------ Given information ------
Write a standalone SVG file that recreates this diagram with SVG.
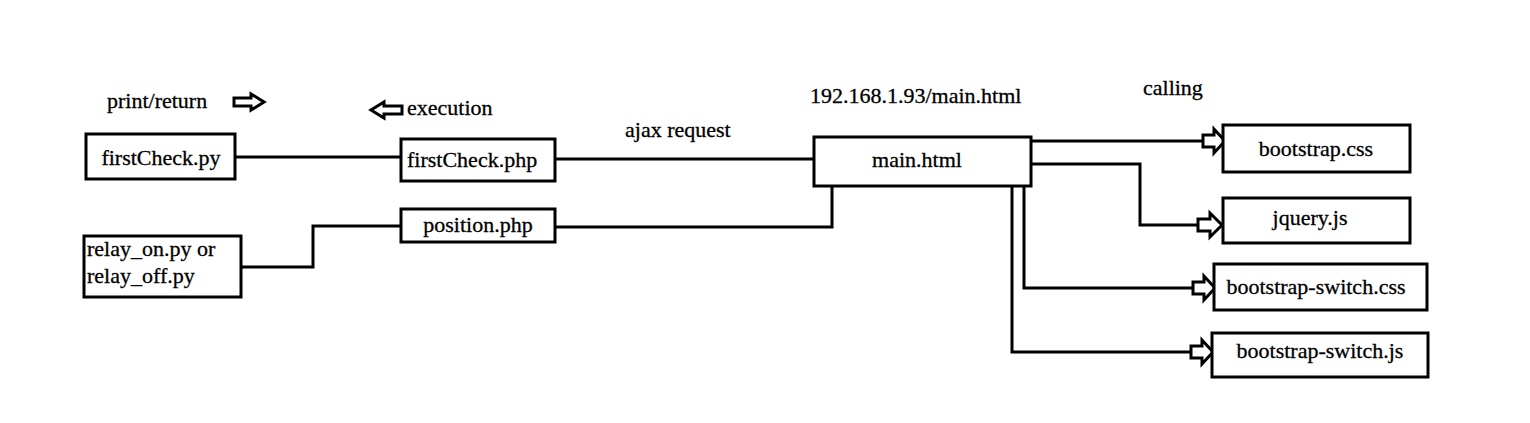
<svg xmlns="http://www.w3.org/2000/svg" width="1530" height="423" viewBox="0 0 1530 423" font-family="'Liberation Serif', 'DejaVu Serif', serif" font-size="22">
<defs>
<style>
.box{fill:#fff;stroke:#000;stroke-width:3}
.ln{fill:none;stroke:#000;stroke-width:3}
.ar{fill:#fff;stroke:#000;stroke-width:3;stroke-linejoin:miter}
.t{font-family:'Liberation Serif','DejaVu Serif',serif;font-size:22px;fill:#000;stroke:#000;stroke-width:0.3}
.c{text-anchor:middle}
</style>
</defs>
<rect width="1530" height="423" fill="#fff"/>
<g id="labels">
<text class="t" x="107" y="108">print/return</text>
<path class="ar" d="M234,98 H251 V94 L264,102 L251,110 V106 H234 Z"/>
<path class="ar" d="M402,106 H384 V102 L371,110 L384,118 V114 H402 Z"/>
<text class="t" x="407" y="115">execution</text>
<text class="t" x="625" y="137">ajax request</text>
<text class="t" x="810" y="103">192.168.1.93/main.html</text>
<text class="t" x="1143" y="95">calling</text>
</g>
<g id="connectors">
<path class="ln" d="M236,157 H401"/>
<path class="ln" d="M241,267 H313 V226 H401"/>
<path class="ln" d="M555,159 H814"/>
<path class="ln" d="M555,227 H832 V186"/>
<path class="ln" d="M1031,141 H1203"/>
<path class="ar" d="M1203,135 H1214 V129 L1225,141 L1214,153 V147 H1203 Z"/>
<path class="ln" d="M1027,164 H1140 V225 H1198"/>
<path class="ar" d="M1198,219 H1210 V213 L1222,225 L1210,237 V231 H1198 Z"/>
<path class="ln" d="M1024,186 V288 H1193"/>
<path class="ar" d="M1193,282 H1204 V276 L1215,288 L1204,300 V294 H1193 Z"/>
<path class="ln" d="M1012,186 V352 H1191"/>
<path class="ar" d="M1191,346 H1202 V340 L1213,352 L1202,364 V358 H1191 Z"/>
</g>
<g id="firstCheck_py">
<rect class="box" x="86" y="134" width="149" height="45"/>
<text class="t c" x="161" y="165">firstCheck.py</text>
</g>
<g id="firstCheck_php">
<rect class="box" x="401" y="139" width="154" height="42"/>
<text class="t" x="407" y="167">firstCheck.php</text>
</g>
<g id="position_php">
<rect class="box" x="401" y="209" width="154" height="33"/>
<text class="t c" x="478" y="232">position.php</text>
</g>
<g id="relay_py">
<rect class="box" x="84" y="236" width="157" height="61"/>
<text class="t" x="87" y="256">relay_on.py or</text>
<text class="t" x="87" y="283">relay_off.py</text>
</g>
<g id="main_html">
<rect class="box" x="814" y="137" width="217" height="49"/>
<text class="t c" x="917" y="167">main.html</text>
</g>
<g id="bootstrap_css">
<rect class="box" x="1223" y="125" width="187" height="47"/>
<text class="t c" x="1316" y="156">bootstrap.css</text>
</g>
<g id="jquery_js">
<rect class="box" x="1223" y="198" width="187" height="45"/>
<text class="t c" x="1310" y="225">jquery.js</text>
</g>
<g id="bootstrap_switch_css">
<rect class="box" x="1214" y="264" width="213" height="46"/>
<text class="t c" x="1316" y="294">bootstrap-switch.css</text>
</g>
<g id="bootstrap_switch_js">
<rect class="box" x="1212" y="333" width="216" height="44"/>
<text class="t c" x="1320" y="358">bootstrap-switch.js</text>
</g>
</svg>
------
Goal of the exercise -> Leave out the pictures and print every line of the data exactly.

Result ->
Write a standalone SVG file that recreates this diagram with SVG.
<svg xmlns="http://www.w3.org/2000/svg" width="1530" height="423" viewBox="0 0 1530 423" font-family="'Liberation Serif', 'DejaVu Serif', serif" font-size="22">
<defs>
<style>
.box{fill:#fff;stroke:#000;stroke-width:3}
.ln{fill:none;stroke:#000;stroke-width:3}
.ar{fill:#fff;stroke:#000;stroke-width:3;stroke-linejoin:miter}
.t{font-family:'Liberation Serif','DejaVu Serif',serif;font-size:22px;fill:#000;stroke:#000;stroke-width:0.3}
.c{text-anchor:middle}
</style>
</defs>
<rect width="1530" height="423" fill="#fff"/>
<g id="labels">
<text class="t" x="107" y="108">print/return</text>
<path class="ar" d="M234,98 H251 V94 L264,102 L251,110 V106 H234 Z"/>
<path class="ar" d="M402,106 H384 V102 L371,110 L384,118 V114 H402 Z"/>
<text class="t" x="407" y="115">execution</text>
<text class="t" x="625" y="137">ajax request</text>
<text class="t" x="810" y="103">192.168.1.93/main.html</text>
<text class="t" x="1143" y="95">calling</text>
</g>
<g id="connectors">
<path class="ln" d="M236,157 H401"/>
<path class="ln" d="M241,267 H313 V226 H401"/>
<path class="ln" d="M555,159 H814"/>
<path class="ln" d="M555,227 H832 V186"/>
<path class="ln" d="M1031,141 H1203"/>
<path class="ar" d="M1203,135 H1214 V129 L1225,141 L1214,153 V147 H1203 Z"/>
<path class="ln" d="M1027,164 H1140 V225 H1198"/>
<path class="ar" d="M1198,219 H1210 V213 L1222,225 L1210,237 V231 H1198 Z"/>
<path class="ln" d="M1024,186 V288 H1193"/>
<path class="ar" d="M1193,282 H1204 V276 L1215,288 L1204,300 V294 H1193 Z"/>
<path class="ln" d="M1012,186 V352 H1191"/>
<path class="ar" d="M1191,346 H1202 V340 L1213,352 L1202,364 V358 H1191 Z"/>
</g>
<g id="firstCheck_py">
<rect class="box" x="86" y="134" width="149" height="45"/>
<text class="t c" x="161" y="165">firstCheck.py</text>
</g>
<g id="firstCheck_php">
<rect class="box" x="401" y="139" width="154" height="42"/>
<text class="t" x="407" y="167">firstCheck.php</text>
</g>
<g id="position_php">
<rect class="box" x="401" y="209" width="154" height="33"/>
<text class="t c" x="478" y="232">position.php</text>
</g>
<g id="relay_py">
<rect class="box" x="84" y="236" width="157" height="61"/>
<text class="t" x="87" y="256">relay_on.py or</text>
<text class="t" x="87" y="283">relay_off.py</text>
</g>
<g id="main_html">
<rect class="box" x="814" y="137" width="217" height="49"/>
<text class="t c" x="917" y="167">main.html</text>
</g>
<g id="bootstrap_css">
<rect class="box" x="1223" y="125" width="187" height="47"/>
<text class="t c" x="1316" y="156">bootstrap.css</text>
</g>
<g id="jquery_js">
<rect class="box" x="1223" y="198" width="187" height="45"/>
<text class="t c" x="1310" y="225">jquery.js</text>
</g>
<g id="bootstrap_switch_css">
<rect class="box" x="1214" y="264" width="213" height="46"/>
<text class="t c" x="1316" y="294">bootstrap-switch.css</text>
</g>
<g id="bootstrap_switch_js">
<rect class="box" x="1212" y="333" width="216" height="44"/>
<text class="t c" x="1320" y="358">bootstrap-switch.js</text>
</g>
</svg>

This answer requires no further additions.